The purpose of this timely project is to explore the potential for reconfiguring the traditional organisation of customer, salesperson, cash register, things (tangible commodities) and database, to allow shops that represent ‘stacks’ of both immaterial and material processes to share data that will improve social and economic conditions. That British high streets are in trouble is well-documented by the Portas Review (2011), which describes the impact that internet shopping, out of town shopping centres and the economic downturn have had upon on these spaces of vital social, economic and environmental exchange (see Miller 1998). One ramification is the decreased employment opportunities for local young people. This was followed this year by the Grimsey Review (2013), which offered a deeper ‘digital’ critique of the state of the High Street, embracing a Digitally Economic perspective. ‘To strengthen the high street, we need to increase the number of mutual connections between the nodes or network participants (retail, services, local government, job centres and all others). The more mutual connections, the more adaptive the high street network becomes in response to changes in the success of individuals shops and services’. (Grimsey 2013:17).
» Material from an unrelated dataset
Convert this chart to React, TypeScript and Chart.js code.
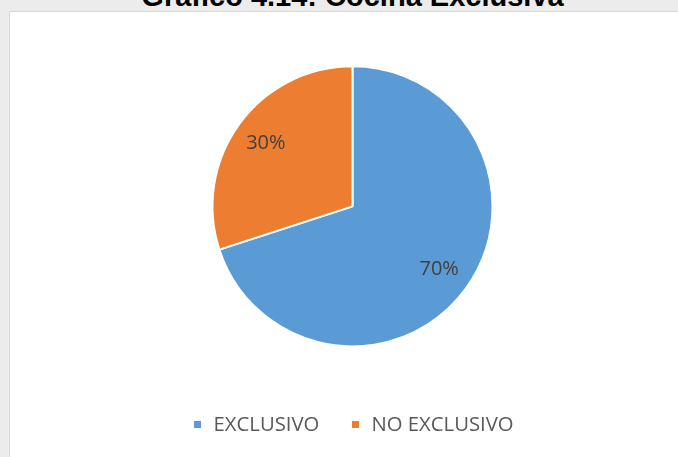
import React, { useEffect, useRef } from "react";
import { Chart, registerables } from "chart.js";

Chart.register(...registerables);

const TITLE = "Gráfico 4.14: Cocina Exclusiva";
const categories = ["EXCLUSIVO", "NO EXCLUSIVO"];
const values = [70, 30];
const colors = ["#5B9BD5", "#ED7D31"];

function makeSwatch(color: string): HTMLCanvasElement {
  const c = document.createElement("canvas");
  c.width = 7;
  c.height = 7;
  const g = c.getContext("2d")!;
  g.fillStyle = color;
  g.fillRect(0, 0, 7, 7);
  return c;
}

const sliceLabels = {
  id: "sliceLabels",
  afterDatasetsDraw(chart: any) {
    const ctx = chart.ctx;
    const meta = chart.getDatasetMeta(0);
    const data = chart.data.datasets[0].data as number[];
    const total = data.reduce((a, b) => a + b, 0);
    ctx.save();
    ctx.font = "20px 'Open Sans'";
    ctx.fillStyle = "#404040";
    ctx.textAlign = "center";
    ctx.textBaseline = "middle";
    meta.data.forEach((arc: any, i: number) => {
      const p = arc.getProps(["x", "y", "startAngle", "endAngle", "outerRadius"], true);
      const mid = (p.startAngle + p.endAngle) / 2;
      const d = p.outerRadius * 0.765;
      const x = p.x + Math.cos(mid) * d;
      const y = p.y + Math.sin(mid) * d;
      ctx.fillText(Math.round((data[i] / total) * 100) + "%", x, y);
    });
    ctx.restore();
  },
};

export default function App() {
  const ref = useRef<HTMLCanvasElement>(null);
  useEffect(() => {
    if (!ref.current) return;
    const chart = new Chart(ref.current, {
      type: "pie",
      data: {
        labels: categories,
        datasets: [
          {
            data: values,
            backgroundColor: colors,
            borderColor: "#ffffff",
            borderWidth: 2,
            radius: 140,
          } as any,
        ],
      },
      options: {
        responsive: false,
        animation: false,
        layout: { padding: { top: 28, left: 27, right: 0, bottom: 12 } },
        plugins: {
          tooltip: { enabled: false },
          title: { display: false },
          legend: {
            position: "bottom",
            labels: {
              usePointStyle: true,
              pointStyleWidth: 12,
              boxHeight: 7,
              padding: 30,
              color: "#595959",
              font: { family: "'Open Sans'", size: 20.3 },
              generateLabels: (c: any) =>
                c.data.labels.map((l: string, i: number) => ({
                  text: l,
                  fillStyle: colors[i],
                  strokeStyle: colors[i],
                  lineWidth: 0,
                  pointStyle: makeSwatch(colors[i]),
                  hidden: false,
                  index: i,
                  fontColor: "#595959",
                })),
            },
          },
        },
      },
      plugins: [sliceLabels],
    });
    return () => chart.destroy();
  }, []);

  return (
    <div
      style={{
        position: "fixed",
        left: 0,
        top: 0,
        width: 678,
        height: 457,
        overflow: "hidden",
        background: "#ececec",
      }}
    >
      <div
        style={{
          position: "absolute",
          left: 9,
          top: 11,
          width: 700,
          height: 470,
          background: "#ffffff",
          border: "1px solid #d9d9d9",
        }}
      />
      <div
        style={{
          position: "absolute",
          left: 0,
          top: -18.5,
          width: 705,
          textAlign: "center",
          font: "bold 29px 'Liberation Sans', Arial, sans-serif",
          lineHeight: "29px",
          color: "#000000",
          whiteSpace: "nowrap",
        }}
      >
        {TITLE}
      </div>
      <canvas
        ref={ref}
        width={678}
        height={457}
        style={{ position: "absolute", left: 0, top: 0, width: 678, height: 457 }}
      />
    </div>
  );
}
The Connected High Street project builds on research and innovation that NCR Consumer Experience (Cx) have initiated in response to the advent of ubiquitous computing in which every shopper now carries a cash register in the form of a smart phone. Equipped with a suite of applications, shoppers are able to make purchases, compare prices, track goods, acquire vouchers and group together with friends or strangers to get better deals, all contributing to the consumers range of tactics to make the most from the high street. This project wants to use this sophisticated user knowledge to inform new models of interaction with physical artefacts and their connected data to improve the high street experience and recover cultural values and relationships that are core to shopping.
The research partnership is completed through the investigators’ expertise and experience in handling the remaining vital component in the context of the connected high street: things. The extraordinary number of products available in a typical high street at any one time is a material manifestation of the big databases and shop inventories that are connected to each thing. Making visible the scale of the goods in the high street to the shopper, through patterns, correlations and recommendations is a critical step in developing a more connected high street. Through a better understanding of how this data can support the shopper and the salesperson to connect ‘things that want to be together’, new models of shopping will emerge and reinvigorate the role of things, people and architectures. This Internet of Things project is firmly located within the tenet that the re- thinking of things, data and people might unpack and ameliorate established practices.
At the point of applying for the grant the team developed a design fiction that might envisage what sort of interactions might take place across a connected high street. The design fiction features three visions for anticipating a connected high street. Each scenario is linked to key concepts identified through meetings with Charlie Rohan, Director of Consumer Experience for NCR (see Context and Background) as well as existing research that offers insights into the material, social and contextual attributes of material and immaterial things (see Existing Research and Design Opportunity).
The project adopts a combination of ethnographic methods and rapid development using User Stories to ensure a user-led approach toward the development of design prototypes. Building upon existing technologies that exist in the wild: Bluetooth LE, RFID/NFC technologies, barcodes, thermal printers, GPS, SMS and of course smart phones in general.
It is anticipated that the design process will lead to technical interventions within High Street contexts that will breakdown the existing shops silos to connect people (shoppers and salespeople) with meaningful data through the interaction with ‘things’ (available goods).
1. To use a combination of product design and design informatics to explore the potentials for opening up the databases that currently exist within the silos along the high street, allowing shoppers and salespeople to see connections between goods.
2. In collaboration with stakeholders, to develop rapid innovative technical interventions offers NCR a viable alternative to ‘frictionless shopping’ whilst offering shoppers a more significant role for the physical artefact both
as trusted friend but also gateway to more information and knowledge.
3. Through a study of the design interventions, understand how the linkages between goods that are in discrete shop databases and the recommendations made through machine learning support a richer consumer and vendor experience, and their implications for new high street experiences.